Most opponents of indie publishing will try to scare you with Chicken Little-esque cries of "You won't be able to find any quality; you'll be buried in a sea of crap!" 

Like we aren't now.  Sturgeon's Law has never been repealed and never will be.  For those of you who don't know, Sturgeon's Law, after the science fiction and fantasy author Theodore Sturgeon, simply says that 90% of everything is crap.  I submit for your consideration what's on most bookstore shelves.

Fortunately, Tisarian's Treasure is in the 10%.  We'll start with the story and the writing since those are what will ultimately make or break an ebook.  (I'm going to confine my comments to the ebook since that's what I have.)  Problems of formatting can be fixed much more quickly and easily than problems of story and writing.
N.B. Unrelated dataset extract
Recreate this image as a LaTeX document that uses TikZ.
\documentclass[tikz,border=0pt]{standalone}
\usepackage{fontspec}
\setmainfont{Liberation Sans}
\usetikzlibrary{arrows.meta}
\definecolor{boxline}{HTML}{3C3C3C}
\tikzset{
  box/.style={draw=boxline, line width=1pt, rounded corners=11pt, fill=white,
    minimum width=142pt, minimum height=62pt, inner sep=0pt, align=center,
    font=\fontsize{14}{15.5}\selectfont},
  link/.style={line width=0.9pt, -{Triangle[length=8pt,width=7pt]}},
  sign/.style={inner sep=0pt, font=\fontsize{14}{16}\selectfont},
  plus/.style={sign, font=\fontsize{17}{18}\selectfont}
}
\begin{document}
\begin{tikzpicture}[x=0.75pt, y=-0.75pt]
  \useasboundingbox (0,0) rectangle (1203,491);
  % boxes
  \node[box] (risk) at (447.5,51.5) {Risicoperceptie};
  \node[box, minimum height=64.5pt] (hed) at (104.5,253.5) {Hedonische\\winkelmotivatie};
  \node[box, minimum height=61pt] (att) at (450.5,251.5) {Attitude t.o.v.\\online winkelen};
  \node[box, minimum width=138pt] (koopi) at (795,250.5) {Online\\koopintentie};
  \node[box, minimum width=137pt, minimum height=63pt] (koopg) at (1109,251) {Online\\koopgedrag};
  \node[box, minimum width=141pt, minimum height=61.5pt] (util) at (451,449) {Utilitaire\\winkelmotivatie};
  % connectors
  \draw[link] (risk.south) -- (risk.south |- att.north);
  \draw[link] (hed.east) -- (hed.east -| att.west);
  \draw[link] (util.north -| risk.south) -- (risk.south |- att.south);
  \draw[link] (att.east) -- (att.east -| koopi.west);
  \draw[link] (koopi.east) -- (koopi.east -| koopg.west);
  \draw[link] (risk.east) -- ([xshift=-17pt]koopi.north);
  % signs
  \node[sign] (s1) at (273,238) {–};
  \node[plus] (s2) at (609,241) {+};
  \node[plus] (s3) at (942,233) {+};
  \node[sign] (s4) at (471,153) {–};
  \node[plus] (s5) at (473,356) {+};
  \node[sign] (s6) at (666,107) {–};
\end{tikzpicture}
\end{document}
The writing is fluid and smooth, in the style of an old fashioned pirate novel, which is what this essentially is, with fantasy elements thrown in for fun.  Mr. Martin paints in both broad swathes and in detail, and his prose is lyrical and highly readable.
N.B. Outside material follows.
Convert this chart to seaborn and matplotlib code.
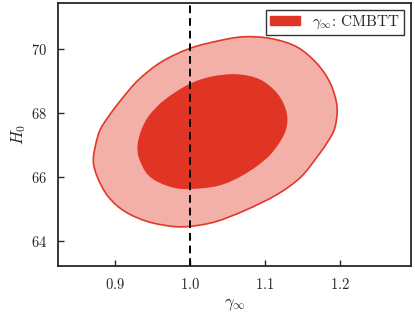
import matplotlib
matplotlib.use("Agg")
import matplotlib.pyplot as plt
import seaborn as sns
import numpy as np
from matplotlib.patches import Patch, PathPatch
from matplotlib.path import Path

# 95% contour (outer)
outer_gamma = [0.871, 0.874, 0.880, 0.891, 0.908, 0.931, 0.962, 1.000, 1.037, 1.071,
               1.107, 1.142, 1.169, 1.187, 1.196, 1.193, 1.183, 1.168, 1.147, 1.116,
               1.073, 1.034, 1.002, 0.978, 0.944, 0.913, 0.891, 0.877]
outer_h0 = [66.48, 67.00, 67.47, 67.88, 68.41, 69.03, 69.60, 70.02, 70.25, 70.38,
            70.33, 70.07, 69.55, 68.93, 68.20, 67.53, 67.08, 66.58, 65.98, 65.45,
            64.95, 64.60, 64.46, 64.45, 64.60, 64.92, 65.38, 65.96]

# 68% contour (inner)
inner_gamma = [0.932, 0.930, 0.935, 0.946, 0.966, 0.997, 1.027, 1.062, 1.093, 1.116,
               1.128, 1.129, 1.120, 1.102, 1.071, 1.037, 0.993, 0.966, 0.944]
inner_h0 = [66.58, 67.00, 67.47, 67.94, 68.41, 68.88, 69.13, 69.21, 69.05, 68.62,
            68.09, 67.58, 67.10, 66.58, 66.06, 65.72, 65.62, 65.75, 66.06]

gamma_ref = 1.0
label = r'$\gamma_\infty$: CMBTT'


def smooth_path(xs, ys):
    # closed curve through the points (Catmull-Rom drawn as cubic Bezier segments)
    p = np.column_stack([xs, ys])
    n = len(p)
    verts = [p[0]]
    codes = [Path.MOVETO]
    for i in range(n):
        p0, p1, p2, p3 = p[i - 1], p[i], p[(i + 1) % n], p[(i + 2) % n]
        verts += [p1 + (p2 - p0) / 6, p2 - (p3 - p1) / 6, p2]
        codes += [Path.CURVE4] * 3
    return Path(verts, codes)


sns.set_style('ticks')
plt.rcParams['font.family'] = 'serif'
plt.rcParams['font.serif'] = ['cmr10', 'DejaVu Serif']
plt.rcParams['mathtext.fontset'] = 'cm'
plt.rcParams['axes.formatter.use_mathtext'] = True
plt.rcParams['axes.unicode_minus'] = False

fig = plt.figure(figsize=(4.15, 3.25), dpi=100)
ax = fig.add_axes([0.140, 0.182, 0.851, 0.809])

ax.add_patch(PathPatch(smooth_path(outer_gamma, outer_h0), facecolor='#f3b0a8',
                       edgecolor='#e0392a', lw=1.2))
ax.add_patch(PathPatch(smooth_path(inner_gamma, inner_h0), facecolor='#e03525', lw=0))
ax.axvline(gamma_ref, color='black', ls='--', lw=1.4, dashes=(4, 2.5))

ax.set_xlim(0.824, 1.295)
ax.set_ylim(63.22, 71.44)
ax.set_xticks([0.9, 1.0, 1.1, 1.2])
ax.set_yticks([64, 66, 68, 70])
ax.set_xlabel(r'$\gamma_\infty$', fontsize=12, labelpad=3)
ax.set_ylabel(r'$H_0$', fontsize=12, labelpad=2)
ax.tick_params(direction='in', length=4, width=1, labelsize=10.5, pad=8)
for s in ax.spines.values():
    s.set_linewidth(1.3)

leg = ax.legend(handles=[Patch(color='#e03525', label=label)], loc='upper right',
                fontsize=11, frameon=True, fancybox=False, edgecolor='black',
                borderaxespad=0.45, borderpad=0.25, handlelength=2.0, handleheight=0.6,
                handletextpad=0.8)
leg.get_frame().set_linewidth(1.0)

fig.savefig('out.png', dpi=100)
It's the story of Dr. Alexandre Mallory, who finds himself marooned on an island with a handful of other survivors of an attack by the pirate Thadieus Drake.  Dr. Mallory has recently been in the service of said Captain Drake, although unwillingly.  Also with them is Oberon Teag, a pirate who has a tattoo on his back showing the location of the famed Tisarian's Treasure.  It's on the island they on which they've taken refuge.

Also in the group is the woman Katalin, who has mild prophetic powers.  She's brave, beautiful, strong-willed, and one of the most interesting characters in the novella.
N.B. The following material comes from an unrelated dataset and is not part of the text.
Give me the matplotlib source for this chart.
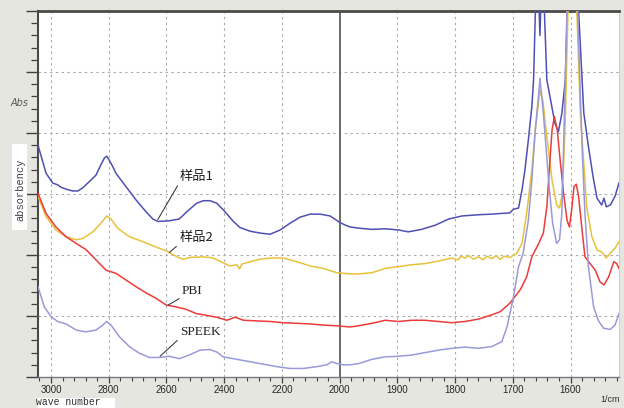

The plot, the characters, and the dialogue are all first rate.  The characters exhibit courage, treachery, ambition, and sacrifice.  They grow and change.  The ending is satisfying, and there's room for more installments.  (That's a hint, J. M.)

This story is set in the author's world of Khaladune.  I'd like to sail these seas and visit this world again.  Fortunately, I will.  There's a Khaladune story in the anthology Dark Heroes, which I hope to finish and review sometime next week.

Now, let's look at the production values.  The cover art is gorgeous, of a professional level I'd expect from New York on a major fantasy novel.  The b&w interior illustrations are a nice added bonus, and while Ms. Dillon's views of the characters don't exactly match mine, they are well done and add a level of value to the book. 

The formatting on the epub (Nook) version is better than what I've read in ebooks by major publishers.  There were no missing line breaks between paragraphs because there were no line breaks between paragraphs.  Instead, the paragraphs were indented, just like in a print book.  I can't tell you how much I appreciated that touch.  I hate line breaks between paragraphs when I'm reading fiction.  None of the lines extended off the page like those of a certain publisher I'll not name sometimes do.  In fact, the only odd thing about the formatting was that occasionally a page number would skip.  That's a page number, not a page.  And it wasn't a big deal.

In short, Tisarian's Treasure had everything I'm looking for in an ebook.  Captivating story, highly readable prose, professional art, and well-done formatting. 

Tisarian's Treasure is available for both Kindle and Nook, with a paper edition available for those you haven't gotten an ereader. This is one you will want to check out.


  1. Sturgeon's law has always held and it's still the same as you say. I see some real crap that is Indie published, and also plenty of real gems that have been polished to shine.

  2. Right you are, Charles, on all points. There are some gems out there in the crap, and I wanted to take the opportunity to point one out. It's word of mouth that will cause the gems to get the attention they deserve and motivate readers to develop standards for indie published books.

    I started an indie novel yesterday that so far hasn't disappointed me. I should have the review up in a few days.

  3. Thank you so much, my friend. I am honored by your wonderful review. :)

  4. You're quite welcome. I thoroughly enjoyed the book and look forward to reading more in this world. You did everything right in putting this one together. At some point next year, when I get some of my work ready to publish, I'd like to pick your brain about the details of the process.